New York Review of Books
August 18, 2016
There has never been a painter quite like Jheronimus van Aken, the Flemish master who signed his works as Jheronimus Bosch. His imagination ranged from a place beyond the spheres of Heaven to the uttermost depths of Hell, but for many of his earliest admirers the most striking aspect of his art was what they described as its “truth to nature.” The five hundredth anniversary of his death in 1516 has inspired two comprehensive exhibitions, at the Noordbrabants Museum in his hometown of ’s-Hertogenbosch and at Madrid’s Museo Nacional del Prado, as well as an ambitious project to analyze all of his surviving work, drawn, painted, and printed, according to the latest scientific techniques (the Bosch Research and Conservation Project). Yet despite all we have learned through these undertakings—and it is a great deal—the man his neighbors knew as “Joen the painter” remains as mysterious as ever.
How could it be otherwise with so strange and masterful an artist?
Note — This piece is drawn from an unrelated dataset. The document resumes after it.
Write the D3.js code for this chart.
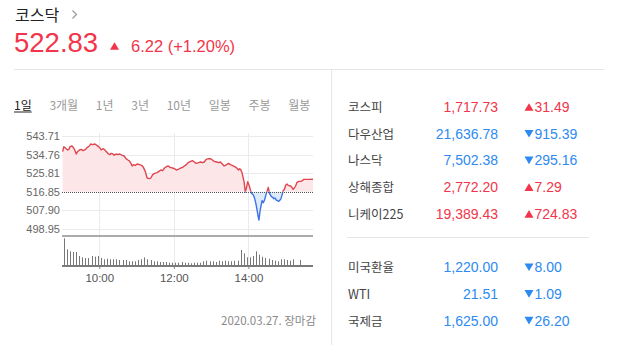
<!DOCTYPE html>
<html>
<head>
<meta charset="utf-8">
<script src="https://cdn.jsdelivr.net/npm/d3@7"></script>
<style>
  body { margin: 0; background: #fff; }
  svg { display: block; }
</style>
</head>
<body>
<div id="chart"></div>
<script>
// header values
const INDEX_NAME = "코스닥";
const INDEX_VALUE = 522.83;
const INDEX_CHANGE = "6.22 (+1.20%)";
const BASELINE = 516.85; // dotted reference line (previous close)
const CLOSE_TEXT = "2020.03.27. 장마감";

const TABS = ["1일", "3개월", "1년", "3년", "10년", "일봉", "주봉", "월봉"];
const Y_TICKS = [498.95, 507.9, 516.85, 525.81, 534.76, 543.71];
const X_TICKS = ["10:00", "12:00", "14:00"];

// intraday index: minutes after 09:00 and value
const PRICE_MINUTE = [
  1, 3, 6, 9, 11, 13, 16, 18, 20, 23, 25, 28, 31, 34, 38, 41, 44, 46, 49, 53,
  56, 59, 61, 63, 66, 68, 70, 72, 75, 77, 79, 82, 84, 87, 90, 93, 97, 100, 103, 106,
  108, 111, 113, 115, 118, 121, 125, 128, 131, 134, 137, 141, 143, 146, 149,
  153, 156, 159, 162, 165, 168, 171, 174, 178, 181, 184, 187, 191, 194, 197, 200,
  203, 207, 210, 213, 216, 220, 223, 226, 229, 232, 236, 239, 242, 245, 249, 252,
  255, 258, 261, 265, 268, 271, 274, 278,
  282, 284, 286, 288, 290, 293, 295, 297, 299, 301, 303, 305, 308, 310, 312, 314,
  316, 317, 319, 322, 324, 326, 328, 330, 332, 334, 337, 339, 341, 343, 345, 347,
  349, 352, 354, 356, 358, 360, 362, 364, 368, 370, 372, 374, 376, 378, 381, 384,
  387, 389, 392, 397, 404,
];
const PRICE_VALUE = [
  536.14, 538.56, 537.76, 536.95, 537.27, 538.56, 538.88, 538.24, 537.27, 535.02,
  536.14, 536.95, 537.27, 536.63, 537.27, 538.24, 538.88, 539.85, 539.52, 539.85,
  539.2, 538.56, 537.92, 536.95, 537.59, 537.27, 536.63, 535.98, 535.02, 534.69,
  535.34, 535.02, 534.38, 535.02, 534.69, 535.02, 534.38, 534.05, 532.76, 532.12,
  531.8, 530.51, 529.22, 529.87, 529.55, 530.19, 529.87, 529.55, 528.58, 526.65,
  523.43, 523.11, 523.43, 525.04, 525.68,
  526.0, 526.65, 527.29, 526.97, 528.26, 528.9, 529.22, 528.58, 528.26, 527.93,
  527.29, 527.61, 528.26, 528.58, 529.22, 529.87, 530.83, 531.48, 531.8, 531.15,
  530.51, 530.83, 531.15, 530.83, 531.15, 532.44, 532.76, 532.76, 532.12, 531.48,
  531.15, 530.83, 531.15, 530.19, 529.22, 529.87, 530.51, 529.87, 529.55, 528.9,
  528.1, 527.29, 527.93, 527.29, 525.68, 521.66, 516.67, 518.92, 521.66, 520.05,
  517.96, 516.02, 515.22, 513.61, 511.2, 507.97, 504.43, 503.15, 507.97, 512.48,
  511.51, 512.8, 515.06, 516.99, 518.92, 516.02, 514.41, 514.09, 513.45, 513.77,
  512.8, 512.48, 512.16, 513.13, 515.06, 517.31, 517.96, 519.89, 520.53, 519.89,
  519.57, 518.92, 517.96, 518.6, 519.57, 521.17, 521.82, 521.82, 522.14, 522.78,
  522.78, 522.78, 522.83,
];

// 5-minute volume bars from 09:00 (null = no bar)
const VOLUME = [
  267, 157, 137, 130, 130, 90, 77, 70, 70, 90, 83, 90, 70, 57, 63, 57, 57, 57, 50, 50,
  50, 37, 37, 37, 50, 57, 77, 57, 50, 37, 37, 30, 30, 30, 23, 23, 23, 23, 30, 23,
  23, 17, 23, 23, 23, 37, 43, 37, 37, 30, 43, 37, 43, 37, 37, 43, 43, 150, 117, 77,
  77, 90, 137, 103, 83, 70, 63, 50, 43, 37, 57, 57, 50, 43, 57, null, 50,
];

// world markets table
const MARKET_NAMES = ["코스피", "다우산업", "나스닥", "상해종합", "니케이225", "미국환율", "WTI", "국제금"];
const MARKET_VALUES = [1717.73, 21636.78, 7502.38, 2772.2, 19389.43, 1220.0, 21.51, 1625.0];
const MARKET_CHANGES = [31.49, -915.39, -295.16, 7.29, 724.83, -8.0, -1.09, -26.2];

// styles
const FONT_KR = "'Noto Sans CJK KR', 'Noto Sans', sans-serif";
const FONT_NUM = "'Liberation Sans', Arial, sans-serif";
const FONT_AXIS = "'Liberation Sans Narrow', 'Liberation Sans', sans-serif";
const RED = "#f2354a";
const BLUE = "#2d8af0";
const LINE_RED = "#e0464f";
const LINE_BLUE = "#3d72e6";
const GRID = "#ebebeb";

const PLOT = { left: 62, right: 313, top: 133, bottom: 236, volTop: 236, volBottom: 265 };

const svg = d3.select("#chart").append("svg").attr("width", 618).attr("height", 351);

// up / down triangle
const tri = (cx, cy, up, size = 9) => {
  const h = size * 0.85;
  return up
    ? `M${cx - size / 2},${cy + h / 2}L${cx},${cy - h / 2}L${cx + size / 2},${cy + h / 2}Z`
    : `M${cx - size / 2},${cy - h / 2}L${cx},${cy + h / 2}L${cx + size / 2},${cy - h / 2}Z`;
};

// Header
svg.append("text")
  .text(INDEX_NAME)
  .attr("x", 15).attr("y", 21)
  .attr("font-family", FONT_KR).attr("font-size", "16px").attr("fill", "#222");
svg.append("path")
  .attr("d", "M72.5,10.5L76.5,14.5L72.5,18.5")
  .attr("fill", "none").attr("stroke", "#999").attr("stroke-width", 1.2);
svg.append("text")
  .text(d3.format(".2f")(INDEX_VALUE))
  .attr("x", 14).attr("y", 51.5)
  .attr("font-family", FONT_NUM).attr("font-size", "27.5px").attr("fill", RED);
svg.append("path").attr("d", tri(114.5, 46, true, 9)).attr("fill", RED);
svg.append("text")
  .text(INDEX_CHANGE)
  .attr("x", 131).attr("y", 52)
  .attr("font-family", FONT_NUM).attr("font-size", "16.5px").attr("fill", RED);

// separators
svg.append("line")
  .attr("x1", 14).attr("x2", 604).attr("y1", 69.5).attr("y2", 69.5)
  .attr("stroke", "#e6e6e6");
svg.append("line")
  .attr("x1", 331.5).attr("x2", 331.5).attr("y1", 70).attr("y2", 345)
  .attr("stroke", "#e6e6e6");

// Tabs
let tabX = 14;
TABS.forEach((t, i) => {
  const txt = svg.append("text")
    .text(t)
    .attr("x", tabX).attr("y", 109.5)
    .attr("font-family", FONT_KR).attr("font-size", "12px")
    .attr("fill", i === 0 ? "#222" : "#9a9a9a");
  const w = txt.node().getComputedTextLength();
  if (i === 0) {
    svg.append("line")
      .attr("x1", tabX).attr("x2", tabX + w).attr("y1", 112).attr("y2", 112)
      .attr("stroke", "#222");
  }
  tabX += w + 17.7;
});

// Scales
const t0 = new Date(2020, 2, 27, 9, 0);
const atMinute = (m) => new Date(t0.getTime() + m * 60000);
const parseHM = d3.timeParse("%Y-%m-%d %H:%M");
const x = d3.scaleTime()
  .domain([t0, atMinute(d3.max(PRICE_MINUTE))])
  .range([PLOT.left, PLOT.right]);
const y = d3.scaleLinear().domain([498.95, 543.71]).range([228.7, 136]);
const vy = d3.scaleLinear().domain([0, 300]).range([PLOT.volBottom, PLOT.volBottom - 30]);

const price = PRICE_MINUTE.map((m, i) => ({ t: atMinute(m), v: PRICE_VALUE[i] }));
const xTickDates = X_TICKS.map((s) => parseHM("2020-03-27 " + s));
const crisp = (v) => Math.round(v) + 0.5;

// Gridlines
svg.append("g")
  .selectAll("line")
  .data(Y_TICKS.filter((d) => d !== BASELINE))
  .join("line")
  .attr("x1", PLOT.left).attr("x2", PLOT.right)
  .attr("y1", (d) => crisp(y(d))).attr("y2", (d) => crisp(y(d)))
  .attr("stroke", GRID);
svg.append("g")
  .selectAll("line")
  .data(xTickDates)
  .join("line")
  .attr("x1", (d) => crisp(x(d))).attr("x2", (d) => crisp(x(d)))
  .attr("y1", PLOT.top).attr("y2", PLOT.volBottom)
  .attr("stroke", GRID);

// Y axis labels
svg.append("g")
  .attr("transform", `translate(${PLOT.left},0)`)
  .call(d3.axisLeft(y).tickValues(Y_TICKS).tickFormat(d3.format(".2f")).tickSize(0).tickPadding(2))
  .call((g) => g.select(".domain").remove())
  .call((g) => g.selectAll("text")
    .attr("font-family", FONT_AXIS).attr("font-size", "11px").attr("fill", "#666"));

// clip above / below the baseline
const baseY = y(BASELINE);
const defs = svg.append("defs");
defs.append("clipPath").attr("id", "clipUp")
  .append("rect").attr("x", PLOT.left).attr("y", 100)
  .attr("width", PLOT.right - PLOT.left).attr("height", baseY - 100);
defs.append("clipPath").attr("id", "clipDown")
  .append("rect").attr("x", PLOT.left).attr("y", baseY)
  .attr("width", PLOT.right - PLOT.left).attr("height", PLOT.bottom - baseY);

const area = d3.area().x((d) => x(d.t)).y0(baseY).y1((d) => y(d.v));
const line = d3.line().x((d) => x(d.t)).y((d) => y(d.v));

[["clipUp", "#fde6e8", LINE_RED], ["clipDown", "#deebfa", LINE_BLUE]].forEach(([id, fill, stroke]) => {
  const g = svg.append("g").attr("clip-path", `url(#${id})`);
  g.append("path").datum(price).attr("d", area).attr("fill", fill);
  g.append("path").datum(price).attr("d", line)
    .attr("fill", "none").attr("stroke", stroke).attr("stroke-width", 1.4)
    .attr("stroke-linejoin", "round");
});

// baseline (dotted)
svg.append("line")
  .attr("x1", PLOT.left).attr("x2", PLOT.right)
  .attr("y1", crisp(baseY)).attr("y2", crisp(baseY))
  .attr("stroke", "#555").attr("stroke-dasharray", "1,1");

// Volume panel
svg.append("line")
  .attr("x1", PLOT.left).attr("x2", PLOT.right).attr("y1", PLOT.volTop).attr("y2", PLOT.volTop)
  .attr("stroke", "#ababab").attr("stroke-width", 2);

svg.append("g")
  .selectAll("line")
  .data(VOLUME.map((v, k) => ({ t: atMinute(k * 5 + 2.5), v })).filter((d) => d.v != null))
  .join("line")
  .attr("x1", (d) => crisp(x(d.t))).attr("x2", (d) => crisp(x(d.t)))
  .attr("y1", PLOT.volBottom).attr("y2", (d) => vy(d.v))
  .attr("stroke", "#777");

svg.append("line")
  .attr("x1", PLOT.left).attr("x2", PLOT.right)
  .attr("y1", PLOT.volBottom + 1).attr("y2", PLOT.volBottom + 1)
  .attr("stroke", "#7a7a7a").attr("stroke-width", 2);

// X axis
svg.append("g")
  .attr("transform", `translate(0,${PLOT.volBottom + 2})`)
  .call(d3.axisBottom(x).tickValues(xTickDates).tickFormat(d3.timeFormat("%H:%M")).tickSize(2).tickPadding(5))
  .call((g) => g.select(".domain").remove())
  .call((g) => g.selectAll("line").attr("stroke", "#888"))
  .call((g) => g.selectAll("text")
    .attr("font-family", FONT_AXIS).attr("font-size", "11.5px").attr("fill", "#555"));

// close time
svg.append("text")
  .text(CLOSE_TEXT)
  .attr("x", 316).attr("y", 324.5)
  .attr("text-anchor", "end")
  .attr("font-family", FONT_KR).attr("font-size", "11.5px").attr("fill", "#888");

// World markets table
const rowY = (i) => 112 + 26.7 * (i < 5 ? i : i + 1);
const fmt = d3.format(",.2f");
const rows = svg.append("g")
  .selectAll("g")
  .data(MARKET_NAMES.map((n, i) => ({ name: n, value: MARKET_VALUES[i], change: MARKET_CHANGES[i] })))
  .join("g")
  .attr("transform", (d, i) => `translate(0,${rowY(i)})`);

rows.append("text")
  .text((d) => d.name)
  .attr("x", 348)
  .attr("font-family", FONT_KR).attr("font-size", "12.5px").attr("fill", "#444");
rows.append("text")
  .text((d) => fmt(d.value))
  .attr("x", 498).attr("text-anchor", "end")
  .attr("font-family", FONT_NUM).attr("font-size", "14px")
  .attr("fill", (d) => (d.change >= 0 ? RED : BLUE));
rows.append("path")
  .attr("d", (d) => tri(529, -5, d.change >= 0, 9))
  .attr("fill", (d) => (d.change >= 0 ? RED : BLUE));
rows.append("text")
  .text((d) => fmt(Math.abs(d.change)))
  .attr("x", 534.5)
  .attr("font-family", FONT_NUM).attr("font-size", "14px")
  .attr("fill", (d) => (d.change >= 0 ? RED : BLUE));

svg.append("line")
  .attr("x1", 347).attr("x2", 589).attr("y1", 237.5).attr("y2", 237.5)
  .attr("stroke", "#e6e6e6");
</script>
</body>
</html>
His early admirers celebrated the boundless ingenuity of his work, but they also recognized the sureness of his hand and his unerringly observant eye. In the precision of his draftsmanship, his sensitivity to landscape, his fascination with animals, he shows some surprising affinities with his contemporary from Florence, Leonardo da Vinci—who else but Leonardo would have noticed, and recorded, as Bosch does, the way that evening light can turn the waters of a distant river into a radiant mirror? Both artists were fascinated by grotesque human faces, but Bosch also detailed grotesque human behavior with a bawdy abandon all his own. No matter how closely we look at his minutely particular works, there is always something more to see.
The earthly life of Jheronimus van Aken is sparsely documented; the clues to his inner life are fewer still. He grew up on the northernmost border of the Flemish-speaking, Burgundian-ruled Duchy of Brabant, in a city whose name means “the duke’s forest”: Silva Ducis in Latin, s’-Hertogenbosch in Flemish, Bois-le-Duc in French, Herzogenbusch in German, Bolduque in Spanish—all languages in common use in his times and in his region. The forest itself was probably an ancient memory by the time of his birth around 1450, replaced by an emporium that ranked only behind Brussels and Antwerp for size and importance within its area, famous for its steel knives and its cloth market.